• 68°

Bye old friend, you sat so well

Inanimate objects, houses, cars, couches, do not have feelings. They don't care who owns them or if pass to new owners. On an intellectual level, I know this is true.

That's why my feelings about my old couch were so confusing.

"Here's an extra throw pillow," I said to the guy carrying it out the door. "Make sure you put it with the others."

As they put my old friend in the truck I thought about last week, when he – don't ask me how I know it's a he I just know – split a cushion. After years of service, life with us caught up with him.

"There is a little split place on the couch," I told my husband. "It's on the center cushion, see."

"Turn the cushion over," he said.

Sounded good. I flipped it and to my horror found two splits on that side.

"Oh no," I said. "This is awful."

As I surveyed the problem, my child watched with a grin.

"Well, that's not good," I said. "It is only a matter of time before she discovers there is stuffing under there."

"Yeah, one day the insides of the couch will be on the floor," my husband said.

That was when I knew my friend, the couch with the blue background and burgundy flowers, had to go.

I considered reupholstering, but it wasn't cost effective considering my pal was not young anymore.

"The frame is in great shape," I said. "It's such a little split."

"Yes, but think of how much you will have in an old couch," my husband said.

I knew he was right, so the shopping began. I picked up cushions, examined colors and sat on couches.

It was a process I went through when my couch, the one waiting at home while I searched for his replacement, joined our family.

I was about to give up when I spotted it sitting near the front of the store.

"I like this one," I said to sales person, a childhood friend of mine. "The colors are different, but I think it will work."

"Take a cushion home and try it," she said.

So I sneaked in the house and with my back to my faithful couch, tried the new cushion with my chairs.

"I think it could be the one," I told my husband. "Come with me tomorrow and see what you think."

"I'll trust your judgment," he said.

The next day, after a couple more trial sits, it was decided.

"We can deliver it Tuesday," my friend said filling out paperwork.

"I have to figure out what I'll do with my old couch," I said.

"We can haul it away for you," she said.

I wasn't ready to make that decision; I told her I'd let her know.

"I want someone who can use it to get this couch," I said to my husband, running my fingers over my flowered buddy's back. "It has lots of years left and it's worth something, too."

So, I called sisters, children, parents, asking if anyone needed a piece of much-loved furniture. I came up empty.

Then I advertised hoping to find a home that way. Nothing.

"It has to be gone by Tuesday," my husband said. "We don't have a place to store it. We agreed it would go."

By Tuesday morning, I admitted defeat. Not one person wanted my comfortable companion.

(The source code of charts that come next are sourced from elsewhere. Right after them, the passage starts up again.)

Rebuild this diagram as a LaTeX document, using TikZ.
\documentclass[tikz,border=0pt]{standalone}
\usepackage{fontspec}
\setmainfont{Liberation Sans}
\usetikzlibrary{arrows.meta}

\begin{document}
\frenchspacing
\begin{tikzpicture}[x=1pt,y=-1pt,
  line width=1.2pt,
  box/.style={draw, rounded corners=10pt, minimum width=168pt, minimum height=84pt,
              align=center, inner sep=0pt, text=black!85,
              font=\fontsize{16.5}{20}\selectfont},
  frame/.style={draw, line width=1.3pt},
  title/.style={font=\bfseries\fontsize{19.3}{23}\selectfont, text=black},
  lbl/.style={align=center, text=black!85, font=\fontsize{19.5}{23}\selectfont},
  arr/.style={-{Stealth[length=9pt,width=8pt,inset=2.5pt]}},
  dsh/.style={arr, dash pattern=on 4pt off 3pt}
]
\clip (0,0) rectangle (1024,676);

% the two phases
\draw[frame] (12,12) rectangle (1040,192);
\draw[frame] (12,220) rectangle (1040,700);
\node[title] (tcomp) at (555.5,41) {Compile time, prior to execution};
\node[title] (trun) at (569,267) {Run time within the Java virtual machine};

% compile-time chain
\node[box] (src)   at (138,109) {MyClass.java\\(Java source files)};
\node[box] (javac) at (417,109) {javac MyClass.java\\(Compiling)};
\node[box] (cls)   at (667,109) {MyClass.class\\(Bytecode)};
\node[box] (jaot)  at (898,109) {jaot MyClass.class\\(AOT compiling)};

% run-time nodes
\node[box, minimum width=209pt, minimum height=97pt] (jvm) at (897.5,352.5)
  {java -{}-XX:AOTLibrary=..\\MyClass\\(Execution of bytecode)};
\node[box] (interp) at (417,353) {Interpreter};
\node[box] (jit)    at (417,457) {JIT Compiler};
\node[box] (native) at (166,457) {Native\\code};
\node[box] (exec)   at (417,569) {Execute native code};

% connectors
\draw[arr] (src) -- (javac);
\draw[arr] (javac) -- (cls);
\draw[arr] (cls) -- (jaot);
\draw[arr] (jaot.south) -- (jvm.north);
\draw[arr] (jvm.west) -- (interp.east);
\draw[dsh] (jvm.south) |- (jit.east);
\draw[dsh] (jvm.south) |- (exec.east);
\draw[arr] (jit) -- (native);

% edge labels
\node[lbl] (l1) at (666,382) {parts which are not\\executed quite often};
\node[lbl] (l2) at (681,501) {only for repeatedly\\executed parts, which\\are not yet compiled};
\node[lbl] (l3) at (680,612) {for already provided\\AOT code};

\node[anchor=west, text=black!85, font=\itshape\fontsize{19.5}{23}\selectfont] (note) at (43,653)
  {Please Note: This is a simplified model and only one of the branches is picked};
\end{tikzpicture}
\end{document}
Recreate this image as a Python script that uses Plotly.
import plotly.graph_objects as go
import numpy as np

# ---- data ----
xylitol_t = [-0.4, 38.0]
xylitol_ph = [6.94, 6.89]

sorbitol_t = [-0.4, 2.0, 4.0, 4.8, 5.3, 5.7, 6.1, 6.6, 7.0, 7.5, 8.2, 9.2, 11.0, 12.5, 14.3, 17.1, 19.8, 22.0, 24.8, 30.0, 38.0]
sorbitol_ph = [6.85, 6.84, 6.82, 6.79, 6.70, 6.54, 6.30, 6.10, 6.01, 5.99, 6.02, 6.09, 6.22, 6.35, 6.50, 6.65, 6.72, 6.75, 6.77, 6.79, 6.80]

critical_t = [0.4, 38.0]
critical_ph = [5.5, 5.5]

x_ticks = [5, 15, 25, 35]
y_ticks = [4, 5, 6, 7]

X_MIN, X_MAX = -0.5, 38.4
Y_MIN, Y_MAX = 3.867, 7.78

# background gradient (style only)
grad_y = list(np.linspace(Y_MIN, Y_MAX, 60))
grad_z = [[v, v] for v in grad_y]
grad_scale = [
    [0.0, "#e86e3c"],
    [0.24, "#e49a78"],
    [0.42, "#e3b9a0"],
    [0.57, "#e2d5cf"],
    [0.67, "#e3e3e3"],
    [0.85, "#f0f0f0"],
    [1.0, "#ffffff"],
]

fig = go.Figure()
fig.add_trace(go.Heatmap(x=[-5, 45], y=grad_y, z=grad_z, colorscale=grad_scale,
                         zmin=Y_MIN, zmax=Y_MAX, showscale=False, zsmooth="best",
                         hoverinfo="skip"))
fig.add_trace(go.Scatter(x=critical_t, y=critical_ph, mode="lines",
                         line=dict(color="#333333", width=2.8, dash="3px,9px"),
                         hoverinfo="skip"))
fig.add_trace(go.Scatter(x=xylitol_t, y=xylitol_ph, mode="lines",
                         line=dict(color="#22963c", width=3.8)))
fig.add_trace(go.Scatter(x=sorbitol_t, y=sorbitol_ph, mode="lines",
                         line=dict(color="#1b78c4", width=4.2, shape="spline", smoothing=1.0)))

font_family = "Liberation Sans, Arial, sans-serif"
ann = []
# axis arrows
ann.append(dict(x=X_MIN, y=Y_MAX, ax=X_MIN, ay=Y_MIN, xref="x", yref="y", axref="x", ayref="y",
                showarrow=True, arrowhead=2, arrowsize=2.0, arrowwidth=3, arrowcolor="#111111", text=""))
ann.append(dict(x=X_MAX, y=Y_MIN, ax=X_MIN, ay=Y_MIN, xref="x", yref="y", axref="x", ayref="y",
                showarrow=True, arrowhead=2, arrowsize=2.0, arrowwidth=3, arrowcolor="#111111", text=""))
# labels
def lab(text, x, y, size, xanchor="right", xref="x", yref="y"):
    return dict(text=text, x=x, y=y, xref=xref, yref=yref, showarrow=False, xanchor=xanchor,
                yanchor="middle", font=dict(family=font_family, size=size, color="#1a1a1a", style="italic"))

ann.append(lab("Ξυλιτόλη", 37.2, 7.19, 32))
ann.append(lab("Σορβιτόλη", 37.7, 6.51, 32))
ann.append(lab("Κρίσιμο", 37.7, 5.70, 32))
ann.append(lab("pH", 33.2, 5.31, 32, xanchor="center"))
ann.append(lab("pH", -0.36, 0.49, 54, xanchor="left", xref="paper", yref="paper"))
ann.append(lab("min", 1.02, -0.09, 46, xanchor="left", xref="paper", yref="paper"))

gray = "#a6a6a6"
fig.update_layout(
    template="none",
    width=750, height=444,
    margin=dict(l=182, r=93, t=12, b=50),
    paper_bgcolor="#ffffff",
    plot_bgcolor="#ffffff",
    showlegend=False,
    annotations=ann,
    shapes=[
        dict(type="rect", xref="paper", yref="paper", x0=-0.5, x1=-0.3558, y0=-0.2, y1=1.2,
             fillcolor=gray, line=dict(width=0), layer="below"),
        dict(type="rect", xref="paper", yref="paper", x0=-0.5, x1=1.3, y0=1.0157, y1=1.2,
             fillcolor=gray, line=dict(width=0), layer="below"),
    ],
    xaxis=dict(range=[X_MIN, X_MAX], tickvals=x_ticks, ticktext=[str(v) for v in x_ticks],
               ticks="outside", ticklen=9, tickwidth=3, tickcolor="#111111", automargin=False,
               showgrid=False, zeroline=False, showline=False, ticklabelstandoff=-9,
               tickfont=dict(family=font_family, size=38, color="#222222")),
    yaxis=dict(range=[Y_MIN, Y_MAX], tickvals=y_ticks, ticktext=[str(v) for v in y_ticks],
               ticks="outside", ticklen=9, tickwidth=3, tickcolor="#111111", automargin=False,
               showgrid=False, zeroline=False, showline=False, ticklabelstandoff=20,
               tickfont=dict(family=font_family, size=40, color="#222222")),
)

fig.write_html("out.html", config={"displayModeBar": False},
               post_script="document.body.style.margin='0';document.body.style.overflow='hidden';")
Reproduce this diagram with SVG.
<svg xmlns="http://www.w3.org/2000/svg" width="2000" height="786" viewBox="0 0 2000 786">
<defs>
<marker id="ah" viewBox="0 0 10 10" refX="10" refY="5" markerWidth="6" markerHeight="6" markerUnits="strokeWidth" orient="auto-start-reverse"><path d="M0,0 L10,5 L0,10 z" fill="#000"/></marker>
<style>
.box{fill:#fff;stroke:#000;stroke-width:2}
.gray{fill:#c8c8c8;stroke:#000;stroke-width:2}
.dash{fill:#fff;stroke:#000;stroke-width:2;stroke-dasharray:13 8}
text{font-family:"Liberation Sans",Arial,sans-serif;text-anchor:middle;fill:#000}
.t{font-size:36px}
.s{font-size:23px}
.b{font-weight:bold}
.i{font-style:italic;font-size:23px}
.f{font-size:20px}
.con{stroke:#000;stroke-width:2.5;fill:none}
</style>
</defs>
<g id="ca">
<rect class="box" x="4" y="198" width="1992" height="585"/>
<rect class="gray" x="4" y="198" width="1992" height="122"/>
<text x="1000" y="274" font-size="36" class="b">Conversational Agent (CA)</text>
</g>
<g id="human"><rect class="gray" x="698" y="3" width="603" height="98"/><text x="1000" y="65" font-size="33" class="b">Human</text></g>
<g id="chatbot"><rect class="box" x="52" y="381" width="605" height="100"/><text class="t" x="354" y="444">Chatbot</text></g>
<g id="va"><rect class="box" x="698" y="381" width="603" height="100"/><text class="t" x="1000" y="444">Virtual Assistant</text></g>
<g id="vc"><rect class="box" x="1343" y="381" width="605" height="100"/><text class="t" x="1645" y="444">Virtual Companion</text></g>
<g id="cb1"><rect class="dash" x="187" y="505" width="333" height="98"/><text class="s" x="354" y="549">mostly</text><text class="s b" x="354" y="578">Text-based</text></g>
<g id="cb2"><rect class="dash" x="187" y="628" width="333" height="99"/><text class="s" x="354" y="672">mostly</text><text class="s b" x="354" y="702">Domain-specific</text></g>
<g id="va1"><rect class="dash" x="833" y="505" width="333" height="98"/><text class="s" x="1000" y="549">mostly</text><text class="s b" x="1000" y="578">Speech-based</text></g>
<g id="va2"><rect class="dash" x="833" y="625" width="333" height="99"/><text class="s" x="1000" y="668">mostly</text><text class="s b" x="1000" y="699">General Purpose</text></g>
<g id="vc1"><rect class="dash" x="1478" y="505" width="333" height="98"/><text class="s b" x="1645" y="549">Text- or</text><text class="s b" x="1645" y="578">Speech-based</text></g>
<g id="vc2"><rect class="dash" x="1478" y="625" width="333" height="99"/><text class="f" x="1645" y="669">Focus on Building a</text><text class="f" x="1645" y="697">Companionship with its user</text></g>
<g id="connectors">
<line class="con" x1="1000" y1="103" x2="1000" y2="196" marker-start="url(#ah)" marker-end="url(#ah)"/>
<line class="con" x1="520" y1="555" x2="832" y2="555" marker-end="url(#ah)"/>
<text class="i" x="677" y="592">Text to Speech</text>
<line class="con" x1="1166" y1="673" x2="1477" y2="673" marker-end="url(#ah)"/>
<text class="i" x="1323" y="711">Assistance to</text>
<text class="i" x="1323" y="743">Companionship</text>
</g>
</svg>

When hope was gone, it happened.

"How does she like the new couch?" my child's teacher asked as we arrived for summer class.

"We don't have it yet," I said. "It comes today."

Then I heard wonderful words.

"Mother wanted to know what you're doing with the old couch," she said. "She might want it."

Inside I screamed with joy. Her mother is an expert at upholstery, a perfect match for my couch.

"I'll call her and talk to her about it," I said, trying to tone down my excitement.

Sure enough, we made an agreement. We even worked it so she picked the couch up at the furniture store.

So Tuesday my chum was loaded into a truck and driven away.

I felt sad as I watched him go.

Furniture is furniture, but I think that couch and I bonded.

I'm adjusting to my new friend. She is bigger and fluffier, her colors more muted, but she's growing on me every time I walk through the living room.

I think I handled the loss of my couch. I know he has a good home and will be happy.

I'm fine now, but if my van ever dies, I won't survive.